PROVIDED MATERIAL -
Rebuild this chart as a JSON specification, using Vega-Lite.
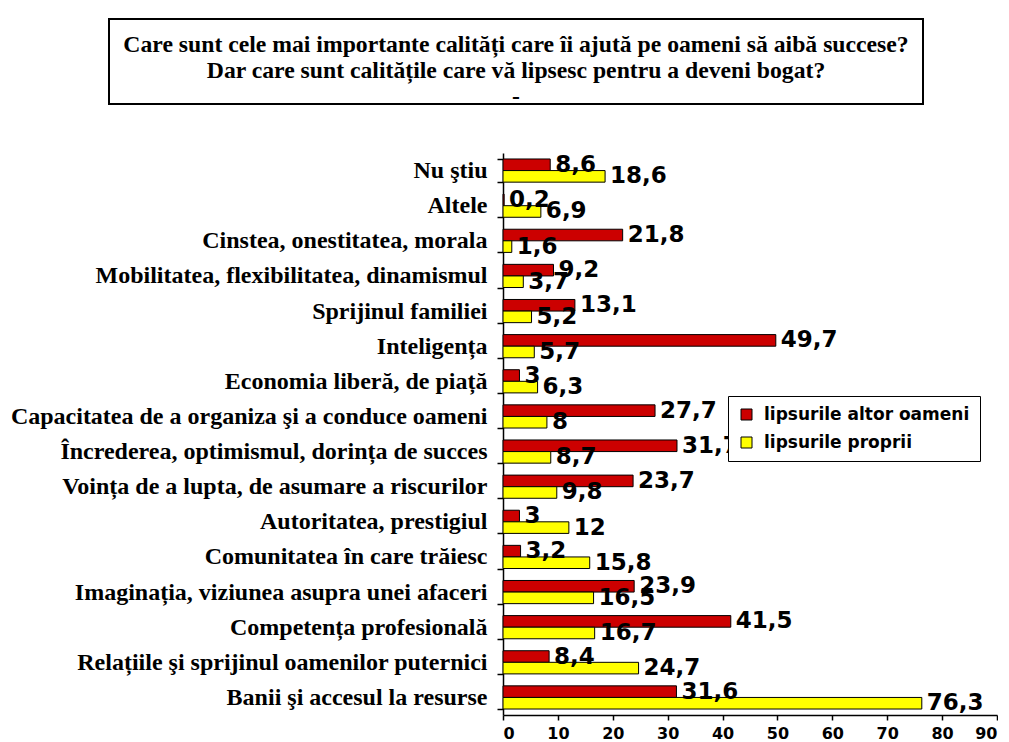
{
  "$schema": "https://vega.github.io/schema/vega-lite/v6.json",
  "padding": {"left": 9, "top": 18, "right": 0, "bottom": 5},
  "background": "white",
  "spacing": 30,
  "resolve": {"legend": {"color": "independent"}},
  "config": {
    "locale": {"number": {"decimal": ",", "thousands": ".", "grouping": [3], "currency": ["", " lei"]}},
    "axis": {"grid": false, "domainColor": "black", "tickColor": "black", "labelColor": "black"}
  },
  "vconcat": [
    {
      "spacing": 98,
      "hconcat": [
        {
          "width": 1,
          "height": 85,
          "view": {"stroke": null},
          "data": {"values": []},
          "mark": "point"
        },
        {
          "width": 814,
          "height": 85,
          "view": {"stroke": "black", "strokeWidth": 2, "fill": "white"},
          "data": {"values": [
            {"line": 1, "t": "Care sunt cele mai importante calități care îi ajută pe oameni să aibă succese?"},
            {"line": 2, "t": "Dar care sunt calitățile care vă lipsesc pentru a deveni bogat?"},
            {"line": 3, "t": "-"}
          ]},
          "mark": {"type": "text", "font": "Liberation Serif", "fontWeight": "bold", "fontSize": 23.7, "color": "black", "baseline": "middle", "align": "center"},
          "encoding": {
            "y": {"field": "line", "type": "quantitative", "scale": {"domain": [0, 3.25], "reverse": true}, "axis": null},
            "text": {"field": "t"}
          }
        }
      ]
    },
    {
      "spacing": 0,
      "resolve": {"legend": {"color": "independent"}},
      "hconcat": [
        {
          "width": 1,
          "height": 562,
          "view": {"stroke": null},
          "data": {"values": []},
          "mark": "point"
        },
        {
          "width": 494,
          "height": 562,
          "view": {"stroke": null},
          "data": {"values": [
            {"c": "Nu ştiu", "s": "lipsurile altor oameni", "v": 8.6},
            {"c": "Nu ştiu", "s": "lipsurile proprii", "v": 18.6},
            {"c": "Altele", "s": "lipsurile altor oameni", "v": 0.2},
            {"c": "Altele", "s": "lipsurile proprii", "v": 6.9},
            {"c": "Cinstea, onestitatea, morala", "s": "lipsurile altor oameni", "v": 21.8},
            {"c": "Cinstea, onestitatea, morala", "s": "lipsurile proprii", "v": 1.6},
            {"c": "Mobilitatea, flexibilitatea, dinamismul", "s": "lipsurile altor oameni", "v": 9.2},
            {"c": "Mobilitatea, flexibilitatea, dinamismul", "s": "lipsurile proprii", "v": 3.7},
            {"c": "Sprijinul familiei", "s": "lipsurile altor oameni", "v": 13.1},
            {"c": "Sprijinul familiei", "s": "lipsurile proprii", "v": 5.2},
            {"c": "Inteligența", "s": "lipsurile altor oameni", "v": 49.7},
            {"c": "Inteligența", "s": "lipsurile proprii", "v": 5.7},
            {"c": "Economia liberă, de piață", "s": "lipsurile altor oameni", "v": 3},
            {"c": "Economia liberă, de piață", "s": "lipsurile proprii", "v": 6.3},
            {"c": "Capacitatea de a organiza şi a conduce oameni", "s": "lipsurile altor oameni", "v": 27.7},
            {"c": "Capacitatea de a organiza şi a conduce oameni", "s": "lipsurile proprii", "v": 8},
            {"c": "Încrederea, optimismul, dorința de succes", "s": "lipsurile altor oameni", "v": 31.7},
            {"c": "Încrederea, optimismul, dorința de succes", "s": "lipsurile proprii", "v": 8.7},
            {"c": "Voința de a lupta, de asumare a riscurilor", "s": "lipsurile altor oameni", "v": 23.7},
            {"c": "Voința de a lupta, de asumare a riscurilor", "s": "lipsurile proprii", "v": 9.8},
            {"c": "Autoritatea, prestigiul", "s": "lipsurile altor oameni", "v": 3},
            {"c": "Autoritatea, prestigiul", "s": "lipsurile proprii", "v": 12},
            {"c": "Comunitatea în care trăiesc", "s": "lipsurile altor oameni", "v": 3.2},
            {"c": "Comunitatea în care trăiesc", "s": "lipsurile proprii", "v": 15.8},
            {"c": "Imaginația, viziunea asupra unei afaceri", "s": "lipsurile altor oameni", "v": 23.9},
            {"c": "Imaginația, viziunea asupra unei afaceri", "s": "lipsurile proprii", "v": 16.5},
            {"c": "Competența profesională", "s": "lipsurile altor oameni", "v": 41.5},
            {"c": "Competența profesională", "s": "lipsurile proprii", "v": 16.7},
            {"c": "Relațiile şi sprijinul oamenilor puternici", "s": "lipsurile altor oameni", "v": 8.4},
            {"c": "Relațiile şi sprijinul oamenilor puternici", "s": "lipsurile proprii", "v": 24.7},
            {"c": "Banii şi accesul la resurse", "s": "lipsurile altor oameni", "v": 31.6},
            {"c": "Banii şi accesul la resurse", "s": "lipsurile proprii", "v": 76.3}
          ]},
          "encoding": {
            "y": {
              "field": "c", "type": "nominal", "sort": null, "title": null,
              "scale": {"paddingInner": 0.34, "paddingOuter": 0.17},
              "axis": {"tickBand": "extent", "tickSize": 6, "labelPadding": 10, "labelLimit": 700,
                       "labelFont": "Liberation Serif", "labelFontWeight": "bold", "labelFontSize": 24,
                       "domainWidth": 1.5, "tickWidth": 1.5}
            },
            "x": {
              "field": "v", "type": "quantitative", "title": null,
              "scale": {"domain": [0, 90], "nice": false},
              "axis": {"values": [0, 10, 20, 30, 40, 50, 60, 70, 80, 90], "tickSize": 5, "labelPadding": 5,
                       "labelFont": "DejaVu Sans", "labelFontWeight": "bold", "labelFontSize": 16,
                       "domainWidth": 1.5, "tickWidth": 1.5}
            },
            "yOffset": {"field": "s", "type": "nominal", "sort": ["lipsurile altor oameni", "lipsurile proprii"]}
          },
          "layer": [
            {
              "mark": {"type": "bar", "stroke": "black", "strokeWidth": 1},
              "encoding": {
                "color": {
                  "field": "s", "type": "nominal",
                  "scale": {"domain": ["lipsurile altor oameni", "lipsurile proprii"], "range": ["#CC0000", "#FFFF00"]},
                  "legend": {
                    "title": null, "orient": "none", "legendX": 225, "legendY": 243,
                    "strokeColor": "black", "fillColor": "white", "padding": 10,
                    "symbolType": "square", "symbolSize": 121, "symbolStrokeColor": "black", "symbolStrokeWidth": 1,
                    "labelFont": "DejaVu Sans", "labelFontWeight": "bold", "labelFontSize": 17, "labelColor": "black",
                    "labelLimit": 400, "rowPadding": 10, "labelOffset": 9
                  }
                }
              }
            },
            {
              "mark": {"type": "text", "align": "left", "baseline": "middle", "dx": 5, "font": "DejaVu Sans", "fontWeight": "bold", "fontSize": 23, "color": "black"},
              "encoding": {
                "text": {"field": "v", "type": "quantitative", "format": ".1~f"}
              }
            }
          ]
        }
      ]
    }
  ]
}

DIRECTION - Without the pictures, print the whole listing exactly as given.

FULL OUTPUT -
Rebuild this chart as a JSON specification, using Vega-Lite.
{
  "$schema": "https://vega.github.io/schema/vega-lite/v6.json",
  "padding": {"left": 9, "top": 18, "right": 0, "bottom": 5},
  "background": "white",
  "spacing": 30,
  "resolve": {"legend": {"color": "independent"}},
  "config": {
    "locale": {"number": {"decimal": ",", "thousands": ".", "grouping": [3], "currency": ["", " lei"]}},
    "axis": {"grid": false, "domainColor": "black", "tickColor": "black", "labelColor": "black"}
  },
  "vconcat": [
    {
      "spacing": 98,
      "hconcat": [
        {
          "width": 1,
          "height": 85,
          "view": {"stroke": null},
          "data": {"values": []},
          "mark": "point"
        },
        {
          "width": 814,
          "height": 85,
          "view": {"stroke": "black", "strokeWidth": 2, "fill": "white"},
          "data": {"values": [
            {"line": 1, "t": "Care sunt cele mai importante calități care îi ajută pe oameni să aibă succese?"},
            {"line": 2, "t": "Dar care sunt calitățile care vă lipsesc pentru a deveni bogat?"},
            {"line": 3, "t": "-"}
          ]},
          "mark": {"type": "text", "font": "Liberation Serif", "fontWeight": "bold", "fontSize": 23.7, "color": "black", "baseline": "middle", "align": "center"},
          "encoding": {
            "y": {"field": "line", "type": "quantitative", "scale": {"domain": [0, 3.25], "reverse": true}, "axis": null},
            "text": {"field": "t"}
          }
        }
      ]
    },
    {
      "spacing": 0,
      "resolve": {"legend": {"color": "independent"}},
      "hconcat": [
        {
          "width": 1,
          "height": 562,
          "view": {"stroke": null},
          "data": {"values": []},
          "mark": "point"
        },
        {
          "width": 494,
          "height": 562,
          "view": {"stroke": null},
          "data": {"values": [
            {"c": "Nu ştiu", "s": "lipsurile altor oameni", "v": 8.6},
            {"c": "Nu ştiu", "s": "lipsurile proprii", "v": 18.6},
            {"c": "Altele", "s": "lipsurile altor oameni", "v": 0.2},
            {"c": "Altele", "s": "lipsurile proprii", "v": 6.9},
            {"c": "Cinstea, onestitatea, morala", "s": "lipsurile altor oameni", "v": 21.8},
            {"c": "Cinstea, onestitatea, morala", "s": "lipsurile proprii", "v": 1.6},
            {"c": "Mobilitatea, flexibilitatea, dinamismul", "s": "lipsurile altor oameni", "v": 9.2},
            {"c": "Mobilitatea, flexibilitatea, dinamismul", "s": "lipsurile proprii", "v": 3.7},
            {"c": "Sprijinul familiei", "s": "lipsurile altor oameni", "v": 13.1},
            {"c": "Sprijinul familiei", "s": "lipsurile proprii", "v": 5.2},
            {"c": "Inteligența", "s": "lipsurile altor oameni", "v": 49.7},
            {"c": "Inteligența", "s": "lipsurile proprii", "v": 5.7},
            {"c": "Economia liberă, de piață", "s": "lipsurile altor oameni", "v": 3},
            {"c": "Economia liberă, de piață", "s": "lipsurile proprii", "v": 6.3},
            {"c": "Capacitatea de a organiza şi a conduce oameni", "s": "lipsurile altor oameni", "v": 27.7},
            {"c": "Capacitatea de a organiza şi a conduce oameni", "s": "lipsurile proprii", "v": 8},
            {"c": "Încrederea, optimismul, dorința de succes", "s": "lipsurile altor oameni", "v": 31.7},
            {"c": "Încrederea, optimismul, dorința de succes", "s": "lipsurile proprii", "v": 8.7},
            {"c": "Voința de a lupta, de asumare a riscurilor", "s": "lipsurile altor oameni", "v": 23.7},
            {"c": "Voința de a lupta, de asumare a riscurilor", "s": "lipsurile proprii", "v": 9.8},
            {"c": "Autoritatea, prestigiul", "s": "lipsurile altor oameni", "v": 3},
            {"c": "Autoritatea, prestigiul", "s": "lipsurile proprii", "v": 12},
            {"c": "Comunitatea în care trăiesc", "s": "lipsurile altor oameni", "v": 3.2},
            {"c": "Comunitatea în care trăiesc", "s": "lipsurile proprii", "v": 15.8},
            {"c": "Imaginația, viziunea asupra unei afaceri", "s": "lipsurile altor oameni", "v": 23.9},
            {"c": "Imaginația, viziunea asupra unei afaceri", "s": "lipsurile proprii", "v": 16.5},
            {"c": "Competența profesională", "s": "lipsurile altor oameni", "v": 41.5},
            {"c": "Competența profesională", "s": "lipsurile proprii", "v": 16.7},
            {"c": "Relațiile şi sprijinul oamenilor puternici", "s": "lipsurile altor oameni", "v": 8.4},
            {"c": "Relațiile şi sprijinul oamenilor puternici", "s": "lipsurile proprii", "v": 24.7},
            {"c": "Banii şi accesul la resurse", "s": "lipsurile altor oameni", "v": 31.6},
            {"c": "Banii şi accesul la resurse", "s": "lipsurile proprii", "v": 76.3}
          ]},
          "encoding": {
            "y": {
              "field": "c", "type": "nominal", "sort": null, "title": null,
              "scale": {"paddingInner": 0.34, "paddingOuter": 0.17},
              "axis": {"tickBand": "extent", "tickSize": 6, "labelPadding": 10, "labelLimit": 700,
                       "labelFont": "Liberation Serif", "labelFontWeight": "bold", "labelFontSize": 24,
                       "domainWidth": 1.5, "tickWidth": 1.5}
            },
            "x": {
              "field": "v", "type": "quantitative", "title": null,
              "scale": {"domain": [0, 90], "nice": false},
              "axis": {"values": [0, 10, 20, 30, 40, 50, 60, 70, 80, 90], "tickSize": 5, "labelPadding": 5,
                       "labelFont": "DejaVu Sans", "labelFontWeight": "bold", "labelFontSize": 16,
                       "domainWidth": 1.5, "tickWidth": 1.5}
            },
            "yOffset": {"field": "s", "type": "nominal", "sort": ["lipsurile altor oameni", "lipsurile proprii"]}
          },
          "layer": [
            {
              "mark": {"type": "bar", "stroke": "black", "strokeWidth": 1},
              "encoding": {
                "color": {
                  "field": "s", "type": "nominal",
                  "scale": {"domain": ["lipsurile altor oameni", "lipsurile proprii"], "range": ["#CC0000", "#FFFF00"]},
                  "legend": {
                    "title": null, "orient": "none", "legendX": 225, "legendY": 243,
                    "strokeColor": "black", "fillColor": "white", "padding": 10,
                    "symbolType": "square", "symbolSize": 121, "symbolStrokeColor": "black", "symbolStrokeWidth": 1,
                    "labelFont": "DejaVu Sans", "labelFontWeight": "bold", "labelFontSize": 17, "labelColor": "black",
                    "labelLimit": 400, "rowPadding": 10, "labelOffset": 9
                  }
                }
              }
            },
            {
              "mark": {"type": "text", "align": "left", "baseline": "middle", "dx": 5, "font": "DejaVu Sans", "fontWeight": "bold", "fontSize": 23, "color": "black"},
              "encoding": {
                "text": {"field": "v", "type": "quantitative", "format": ".1~f"}
              }
            }
          ]
        }
      ]
    }
  ]
}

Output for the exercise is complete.